*Task prompt*
Copy each line containing the word "this" from the records that follow, please.

*Provided data*
----

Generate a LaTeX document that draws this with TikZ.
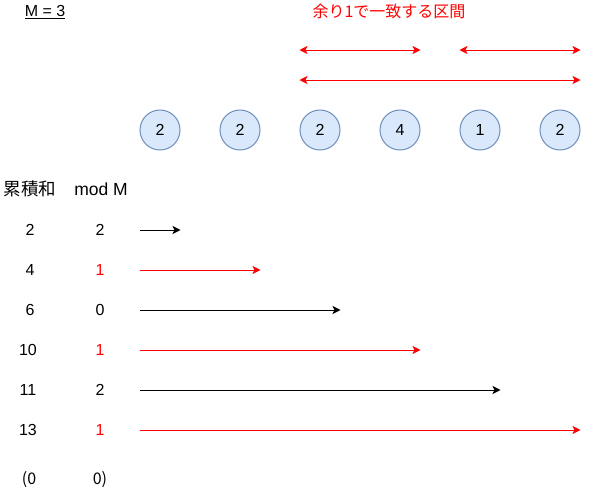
\documentclass[tikz,border=0pt]{standalone}
\usepackage{fontspec}
\setmainfont{Liberation Sans}
\newfontfamily\jpfont{Noto Sans CJK JP}
\usetikzlibrary{arrows.meta}
\definecolor{cellfill}{HTML}{DAE8FC}
\definecolor{cellline}{HTML}{6C8EBF}
\tikzset{
  txt/.style={inner sep=0pt, font=\fontsize{16}{19}\selectfont},
  hit/.style={txt, text=red},
  num/.style={txt, circle, draw=cellline, fill=cellfill, minimum size=40pt, line width=1pt},
  sumarrow/.style={-{Stealth[length=8pt,width=8pt,inset=2pt]}, line width=1pt},
  spanarrow/.style={{Stealth[length=8pt,width=8pt,inset=2pt]}-{Stealth[length=8pt,width=8pt,inset=2pt]}, red, line width=1pt}
}

\begin{document}
\begin{tikzpicture}[x=1pt, y=-1pt]
    \useasboundingbox (0, 0) rectangle (590, 491);

    % Draw the titles
    \node[txt] (modulus) at (45, 12) {\underline{M = 3}};
    \node[hit, font=\fontsize{16}{19}\jpfont] (title) at (389, 11) {余り1で一致する区間};

    % Draw the sequence
    \node[num] (c1) at (160, 130) {2};
    \node[num] (c2) at (240, 130) {2};
    \node[num] (c3) at (320, 130) {2};
    \node[num] (c4) at (400, 130) {4};
    \node[num] (c5) at (480, 130) {1};
    \node[num] (c6) at (560, 130) {2};

    % Draw the matching intervals
    \coordinate (lvl1) at (0, 50);
    \coordinate (lvl2) at (0, 80);
    \draw[spanarrow] (c3.west |- lvl1) -- (c4.east |- lvl1);
    \draw[spanarrow] (c5.west |- lvl1) -- (c6.east |- lvl1);
    \draw[spanarrow] (c3.west |- lvl2) -- (c6.east |- lvl2);

    % Draw the table
    \node[txt, font=\fontsize{17.5}{19}\jpfont] (sumhead) at (30, 189) {累積和};
    \node[txt, font=\fontsize{17.5}{19}\selectfont] (modhead) at (101, 189) {mod M};

    \node[txt] (s1) at (30, 230) {2};
    \node[txt] (m1) at (100, 230) {2};
    \coordinate (a1) at (140, 230);
    \draw[sumarrow] (a1) -- (a1 -| c1.east);

    \node[txt] (s2) at (30, 270) {4};
    \node[hit] (m2) at (100, 270) {1};
    \coordinate (a2) at (140, 270);
    \draw[sumarrow, red] (a2) -- (a2 -| c2.east);

    \node[txt] (s3) at (30, 310) {6};
    \node[txt] (m3) at (100, 310) {0};
    \coordinate (a3) at (140, 310);
    \draw[sumarrow] (a3) -- (a3 -| c3.east);

    \node[txt] (s4) at (28, 350) {10};
    \node[hit] (m4) at (100, 350) {1};
    \coordinate (a4) at (140, 350);
    \draw[sumarrow, red] (a4) -- (a4 -| c4.east);

    \node[txt] (s5) at (28, 390) {11};
    \node[txt] (m5) at (100, 390) {2};
    \coordinate (a5) at (140, 390);
    \draw[sumarrow] (a5) -- (a5 -| c5.east);

    \node[txt] (s6) at (28, 430) {13};
    \node[hit] (m6) at (100, 430) {1};
    \coordinate (a6) at (140, 430);
    \draw[sumarrow, red] (a6) -- (a6 -| c6.east);

    % Draw the start value
    \node[txt, font=\fontsize{16}{19}\jpfont] (s0) at (29, 480) {(0};
    \node[txt, font=\fontsize{16}{19}\jpfont] (m0) at (100, 480) {0)};

\end{tikzpicture}
\end{document}
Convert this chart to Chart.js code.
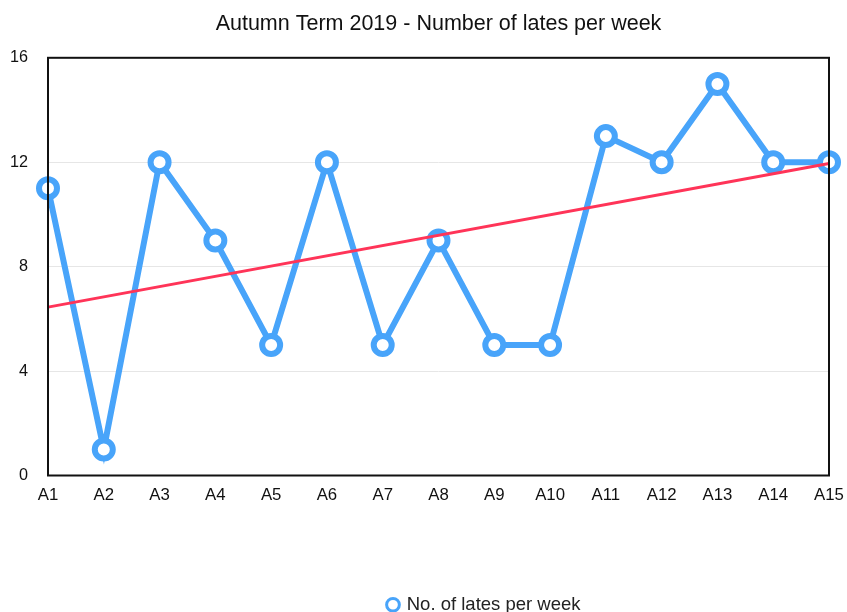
<!DOCTYPE html>
<html>
<head>
<meta charset="utf-8">
<script src="https://cdn.jsdelivr.net/npm/chart.js@4/dist/chart.umd.min.js"></script>
<style>
  html, body { margin: 0; padding: 0; background: #fff; }
  #wrap { width: 847px; height: 612px; }
</style>
</head>
<body>
<div id="wrap"><canvas id="c" width="847" height="612"></canvas></div>
<script>
const titleText = "Autumn Term 2019 - Number of lates per week";
const seriesLabel = "No. of lates per week";
const categories = ["A1","A2","A3","A4","A5","A6","A7","A8","A9","A10","A11","A12","A13","A14","A15"];
const lates = [11, 1, 12, 9, 5, 12, 5, 9, 5, 5, 13, 12, 15, 12, 12];
// trend line end values (at A1 and A15)
const trendStart = 6.45;
const trendEnd = 11.95;
const yTicks = [0, 4, 8, 12, 16];

const trendData = categories.map((c, i) => i === 0 ? trendStart : (i === categories.length - 1 ? trendEnd : null));

const FONT = "'Liberation Sans', Arial, Helvetica, sans-serif";
const BLUE = "rgb(72,164,250)";
const RED = "rgb(255,52,88)";

const frame = {
  id: 'frame',
  afterLayout(chart) {
    const l = chart.legend;
    if (l) {
      const dx = 66, dy = 14;
      l.left += dx; l.right += dx; l.top += dy; l.bottom += dy;
    }
    const t = chart.titleBlock;
    if (t) {
      const a = chart.chartArea;
      const dx = (a.left + a.right) / 2 - (t.left + t.right) / 2;
      t.left += dx; t.right += dx;
    }
  },
  afterDatasetsDraw(chart) {
    const a = chart.chartArea, ctx = chart.ctx;
    ctx.save();
    ctx.strokeStyle = '#111';
    ctx.lineWidth = 2;
    ctx.strokeRect(a.left, a.top, a.right - a.left, a.bottom - a.top);
    ctx.restore();
  }
};

new Chart(document.getElementById('c'), {
  type: 'line',
  data: {
    labels: categories,
    datasets: [
      {
        label: 'trend',
        data: trendData,
        spanGaps: true,
        borderColor: RED,
        borderWidth: 3,
        pointRadius: 0,
        pointHoverRadius: 0,
        fill: false,
        tension: 0
      },
      {
        label: seriesLabel,
        data: lates,
        borderColor: BLUE,
        backgroundColor: '#fff',
        borderWidth: 6,
        pointRadius: 9,
        pointBorderWidth: 6,
        pointBackgroundColor: '#fff',
        pointBorderColor: BLUE,
        fill: false,
        tension: 0
      }
    ]
  },
  plugins: [frame],
  options: {
    responsive: false,
    animation: false,
    layout: { padding: { left: 8, right: 18, top: 0, bottom: 2 } },
    plugins: {
      title: {
        display: true,
        text: titleText,
        color: '#111',
        font: { family: FONT, size: 21.5, weight: 'normal' },
        padding: { top: 11, bottom: 21 }
      },
      legend: {
        position: 'bottom',
        labels: {
          color: '#222',
          font: { family: FONT, size: 18.5 },
          usePointStyle: true,
          boxWidth: 9,
          boxHeight: 9,
          padding: 4,
          filter: (item) => item.text === seriesLabel,
          generateLabels: (chart) => {
            const items = Chart.defaults.plugins.legend.labels.generateLabels(chart);
            items.forEach(it => { it.lineWidth = 3; it.fillStyle = '#fff'; it.pointStyle = 'circle'; });
            return items;
          }
        }
      },
      tooltip: { enabled: false }
    },
    scales: {
      x: {
        grid: { display: false, drawTicks: false },
        border: { display: false },
        offset: false,
        ticks: {
          color: '#111',
          font: { family: FONT, size: 16.8 },
          padding: 10,
          maxRotation: 0,
          autoSkip: false
        },
        afterFit: (scale) => { scale.height = 102; scale.paddingLeft = 0; scale.paddingRight = 0; }
      },
      y: {
        min: 0,
        max: 16,
        afterBuildTicks: (scale) => { scale.ticks = yTicks.map(v => ({ value: v })); },
        grid: { color: '#e6e6e6', lineWidth: 1, drawTicks: false },
        border: { display: false },
        ticks: {
          color: '#111',
          font: { family: FONT, size: 16.2 },
          padding: 20
        },
        afterFit: (scale) => { scale.width = 40; }
      }
    }
  }
});
</script>
</body>
</html>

----

*Complete answer*
Generate a LaTeX document that draws this with TikZ.
Convert this chart to Chart.js code.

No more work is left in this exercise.